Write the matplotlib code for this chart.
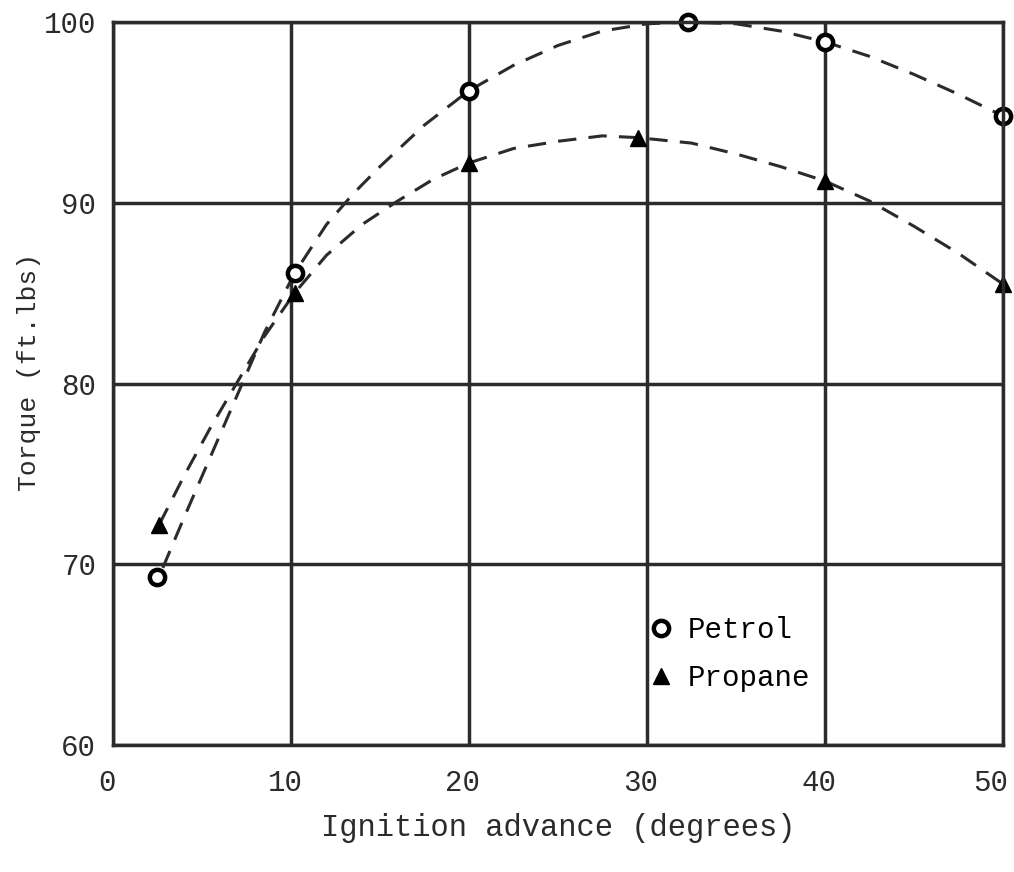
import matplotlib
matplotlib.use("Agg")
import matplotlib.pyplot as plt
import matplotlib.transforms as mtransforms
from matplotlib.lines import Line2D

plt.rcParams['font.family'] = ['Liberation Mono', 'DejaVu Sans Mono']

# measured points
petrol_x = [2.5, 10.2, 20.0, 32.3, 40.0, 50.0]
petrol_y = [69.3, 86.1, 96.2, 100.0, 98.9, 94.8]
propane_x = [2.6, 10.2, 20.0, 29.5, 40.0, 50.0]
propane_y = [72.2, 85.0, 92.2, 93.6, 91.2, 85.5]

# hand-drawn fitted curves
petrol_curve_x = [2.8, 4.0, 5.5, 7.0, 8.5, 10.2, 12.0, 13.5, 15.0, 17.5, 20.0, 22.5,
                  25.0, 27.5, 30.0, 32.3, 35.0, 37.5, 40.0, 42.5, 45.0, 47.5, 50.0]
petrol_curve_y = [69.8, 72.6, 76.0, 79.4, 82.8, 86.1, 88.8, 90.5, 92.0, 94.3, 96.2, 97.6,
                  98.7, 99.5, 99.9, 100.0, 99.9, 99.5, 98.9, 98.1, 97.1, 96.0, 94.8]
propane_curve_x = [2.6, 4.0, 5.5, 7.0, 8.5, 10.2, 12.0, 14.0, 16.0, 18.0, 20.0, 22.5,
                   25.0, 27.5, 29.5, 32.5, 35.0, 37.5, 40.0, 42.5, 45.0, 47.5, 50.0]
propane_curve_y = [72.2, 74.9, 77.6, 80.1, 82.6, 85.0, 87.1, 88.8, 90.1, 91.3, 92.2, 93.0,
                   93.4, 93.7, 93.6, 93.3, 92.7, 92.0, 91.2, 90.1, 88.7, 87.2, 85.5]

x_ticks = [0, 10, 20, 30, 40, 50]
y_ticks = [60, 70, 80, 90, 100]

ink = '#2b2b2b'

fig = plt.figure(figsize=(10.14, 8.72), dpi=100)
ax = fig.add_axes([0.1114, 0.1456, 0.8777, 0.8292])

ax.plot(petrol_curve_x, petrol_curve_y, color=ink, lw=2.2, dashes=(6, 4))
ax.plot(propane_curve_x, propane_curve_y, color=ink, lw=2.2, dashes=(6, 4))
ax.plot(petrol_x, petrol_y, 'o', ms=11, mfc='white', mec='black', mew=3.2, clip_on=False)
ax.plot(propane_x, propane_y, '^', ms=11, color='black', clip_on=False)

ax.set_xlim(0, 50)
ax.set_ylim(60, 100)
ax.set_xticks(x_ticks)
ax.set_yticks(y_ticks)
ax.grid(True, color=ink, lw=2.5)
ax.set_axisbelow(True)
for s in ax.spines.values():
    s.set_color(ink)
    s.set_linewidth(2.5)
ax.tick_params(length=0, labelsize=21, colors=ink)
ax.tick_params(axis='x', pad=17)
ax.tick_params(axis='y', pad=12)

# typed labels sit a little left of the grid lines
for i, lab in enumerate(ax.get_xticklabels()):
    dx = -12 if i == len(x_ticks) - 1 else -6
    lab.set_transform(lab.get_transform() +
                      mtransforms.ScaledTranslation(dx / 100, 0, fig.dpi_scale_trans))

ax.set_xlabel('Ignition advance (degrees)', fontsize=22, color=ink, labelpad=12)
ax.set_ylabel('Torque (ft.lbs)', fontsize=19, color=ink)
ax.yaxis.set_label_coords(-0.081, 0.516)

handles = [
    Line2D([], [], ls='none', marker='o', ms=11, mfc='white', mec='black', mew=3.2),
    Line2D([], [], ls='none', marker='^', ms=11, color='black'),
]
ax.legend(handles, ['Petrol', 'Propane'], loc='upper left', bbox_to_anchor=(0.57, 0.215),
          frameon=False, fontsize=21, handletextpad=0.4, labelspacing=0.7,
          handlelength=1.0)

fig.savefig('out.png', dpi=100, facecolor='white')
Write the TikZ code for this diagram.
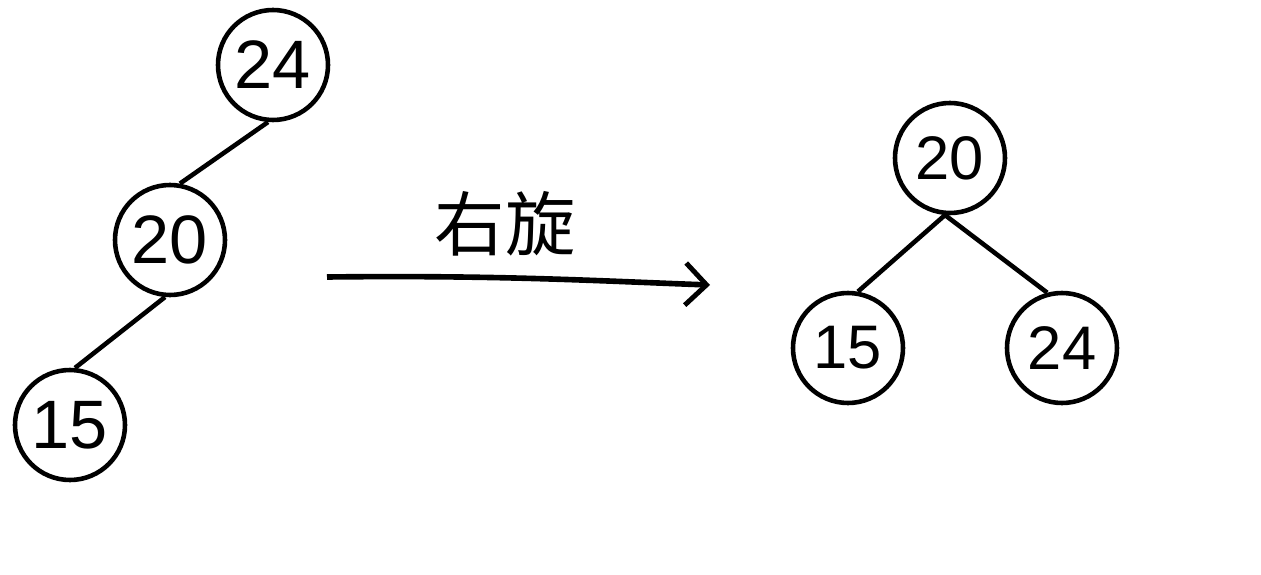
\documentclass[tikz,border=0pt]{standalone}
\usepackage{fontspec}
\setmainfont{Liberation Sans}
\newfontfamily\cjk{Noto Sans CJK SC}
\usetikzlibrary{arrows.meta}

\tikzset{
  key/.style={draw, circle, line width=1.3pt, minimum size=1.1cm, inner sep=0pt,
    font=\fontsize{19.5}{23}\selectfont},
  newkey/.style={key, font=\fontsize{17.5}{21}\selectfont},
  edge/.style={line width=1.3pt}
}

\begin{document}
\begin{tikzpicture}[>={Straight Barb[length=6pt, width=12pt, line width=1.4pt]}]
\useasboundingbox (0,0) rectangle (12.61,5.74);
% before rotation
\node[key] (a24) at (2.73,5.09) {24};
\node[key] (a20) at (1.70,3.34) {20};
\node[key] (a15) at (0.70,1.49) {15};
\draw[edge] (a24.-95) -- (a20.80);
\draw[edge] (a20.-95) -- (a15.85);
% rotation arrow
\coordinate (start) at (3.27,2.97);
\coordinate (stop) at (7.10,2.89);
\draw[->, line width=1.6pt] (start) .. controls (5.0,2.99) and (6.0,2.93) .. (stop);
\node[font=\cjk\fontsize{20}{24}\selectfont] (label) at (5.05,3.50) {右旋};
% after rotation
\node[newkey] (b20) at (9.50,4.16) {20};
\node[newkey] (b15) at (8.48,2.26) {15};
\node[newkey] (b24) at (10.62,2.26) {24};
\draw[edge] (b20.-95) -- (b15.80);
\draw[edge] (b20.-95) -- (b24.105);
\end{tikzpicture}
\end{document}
-------
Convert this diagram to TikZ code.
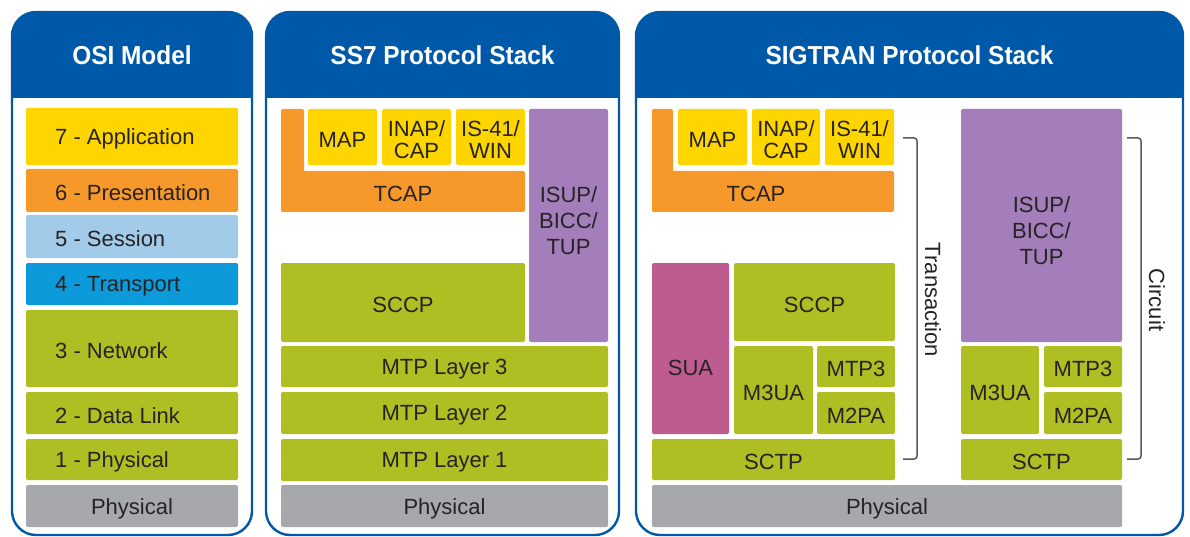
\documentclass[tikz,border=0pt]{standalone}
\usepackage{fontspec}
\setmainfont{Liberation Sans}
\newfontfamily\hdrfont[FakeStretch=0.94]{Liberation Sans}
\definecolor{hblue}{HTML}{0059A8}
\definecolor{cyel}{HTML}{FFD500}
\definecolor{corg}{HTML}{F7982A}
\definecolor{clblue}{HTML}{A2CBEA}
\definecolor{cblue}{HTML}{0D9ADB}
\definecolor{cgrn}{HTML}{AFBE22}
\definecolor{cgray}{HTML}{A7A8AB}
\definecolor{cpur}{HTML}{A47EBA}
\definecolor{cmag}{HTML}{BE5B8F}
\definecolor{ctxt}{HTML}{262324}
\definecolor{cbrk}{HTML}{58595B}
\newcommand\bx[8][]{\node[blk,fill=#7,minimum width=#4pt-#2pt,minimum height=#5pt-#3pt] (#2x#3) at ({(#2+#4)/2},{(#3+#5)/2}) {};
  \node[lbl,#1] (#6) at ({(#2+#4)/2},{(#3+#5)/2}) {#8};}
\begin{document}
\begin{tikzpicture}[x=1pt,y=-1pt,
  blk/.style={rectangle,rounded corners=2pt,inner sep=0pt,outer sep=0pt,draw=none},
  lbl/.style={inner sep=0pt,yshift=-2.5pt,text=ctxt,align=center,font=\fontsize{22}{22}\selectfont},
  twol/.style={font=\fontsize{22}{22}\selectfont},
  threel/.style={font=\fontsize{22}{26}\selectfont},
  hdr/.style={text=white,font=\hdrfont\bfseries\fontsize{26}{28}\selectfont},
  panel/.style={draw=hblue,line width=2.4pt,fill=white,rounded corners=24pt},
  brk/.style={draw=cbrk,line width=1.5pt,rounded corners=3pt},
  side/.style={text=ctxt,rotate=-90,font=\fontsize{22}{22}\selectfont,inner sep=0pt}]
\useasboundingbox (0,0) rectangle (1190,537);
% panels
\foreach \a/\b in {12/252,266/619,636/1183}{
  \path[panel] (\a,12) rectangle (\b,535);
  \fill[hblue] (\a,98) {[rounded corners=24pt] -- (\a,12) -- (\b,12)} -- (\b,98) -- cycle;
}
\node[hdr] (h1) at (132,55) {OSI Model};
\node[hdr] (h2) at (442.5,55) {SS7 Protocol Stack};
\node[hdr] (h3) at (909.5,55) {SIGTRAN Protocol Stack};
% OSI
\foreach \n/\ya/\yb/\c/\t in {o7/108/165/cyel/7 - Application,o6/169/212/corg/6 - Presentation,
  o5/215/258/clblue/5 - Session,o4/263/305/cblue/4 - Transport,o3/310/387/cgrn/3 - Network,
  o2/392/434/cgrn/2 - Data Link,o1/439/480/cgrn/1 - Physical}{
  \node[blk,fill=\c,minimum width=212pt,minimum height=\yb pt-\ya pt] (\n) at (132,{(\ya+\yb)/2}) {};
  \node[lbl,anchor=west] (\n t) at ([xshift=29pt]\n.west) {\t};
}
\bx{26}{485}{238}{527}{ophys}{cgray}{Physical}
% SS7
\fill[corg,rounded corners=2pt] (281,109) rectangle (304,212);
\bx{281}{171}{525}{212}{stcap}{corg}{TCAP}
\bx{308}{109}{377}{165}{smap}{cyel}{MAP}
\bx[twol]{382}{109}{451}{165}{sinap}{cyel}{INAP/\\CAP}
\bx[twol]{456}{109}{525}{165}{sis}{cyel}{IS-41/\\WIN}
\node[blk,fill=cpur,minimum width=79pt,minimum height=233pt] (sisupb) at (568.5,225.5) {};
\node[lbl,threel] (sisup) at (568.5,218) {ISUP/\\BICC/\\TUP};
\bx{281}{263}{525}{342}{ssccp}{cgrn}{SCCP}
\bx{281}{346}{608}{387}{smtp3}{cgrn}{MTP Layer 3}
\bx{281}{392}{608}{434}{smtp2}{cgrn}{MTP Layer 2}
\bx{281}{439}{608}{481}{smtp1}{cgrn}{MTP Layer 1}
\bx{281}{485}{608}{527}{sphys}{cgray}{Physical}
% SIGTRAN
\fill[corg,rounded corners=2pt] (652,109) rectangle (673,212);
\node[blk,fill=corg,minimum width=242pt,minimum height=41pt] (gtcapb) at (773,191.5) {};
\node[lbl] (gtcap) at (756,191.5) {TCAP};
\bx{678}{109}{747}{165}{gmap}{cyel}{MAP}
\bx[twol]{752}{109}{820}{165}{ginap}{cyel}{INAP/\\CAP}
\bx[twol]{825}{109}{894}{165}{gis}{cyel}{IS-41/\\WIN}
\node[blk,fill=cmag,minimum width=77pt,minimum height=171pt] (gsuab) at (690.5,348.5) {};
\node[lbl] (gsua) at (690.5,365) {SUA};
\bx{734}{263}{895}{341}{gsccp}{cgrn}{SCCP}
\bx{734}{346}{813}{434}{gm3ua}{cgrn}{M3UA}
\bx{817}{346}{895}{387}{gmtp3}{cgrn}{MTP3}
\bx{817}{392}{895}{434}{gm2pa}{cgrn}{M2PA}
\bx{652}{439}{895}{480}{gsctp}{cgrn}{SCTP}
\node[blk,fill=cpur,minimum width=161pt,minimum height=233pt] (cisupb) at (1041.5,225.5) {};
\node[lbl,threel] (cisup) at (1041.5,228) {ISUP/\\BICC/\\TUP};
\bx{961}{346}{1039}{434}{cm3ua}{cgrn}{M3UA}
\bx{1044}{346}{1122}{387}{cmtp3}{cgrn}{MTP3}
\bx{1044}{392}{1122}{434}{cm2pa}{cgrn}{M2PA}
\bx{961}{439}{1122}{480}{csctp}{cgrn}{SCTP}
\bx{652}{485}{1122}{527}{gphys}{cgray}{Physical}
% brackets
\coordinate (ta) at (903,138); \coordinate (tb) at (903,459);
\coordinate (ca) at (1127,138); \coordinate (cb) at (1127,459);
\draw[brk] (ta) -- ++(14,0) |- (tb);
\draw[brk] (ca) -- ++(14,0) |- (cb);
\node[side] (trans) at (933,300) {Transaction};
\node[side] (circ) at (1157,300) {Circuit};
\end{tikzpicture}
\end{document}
-------
**Description of the task**
Show every line from the entries above in which the word "Write" appears.

**Response to the task**
Write the matplotlib code for this chart.
Write the TikZ code for this diagram.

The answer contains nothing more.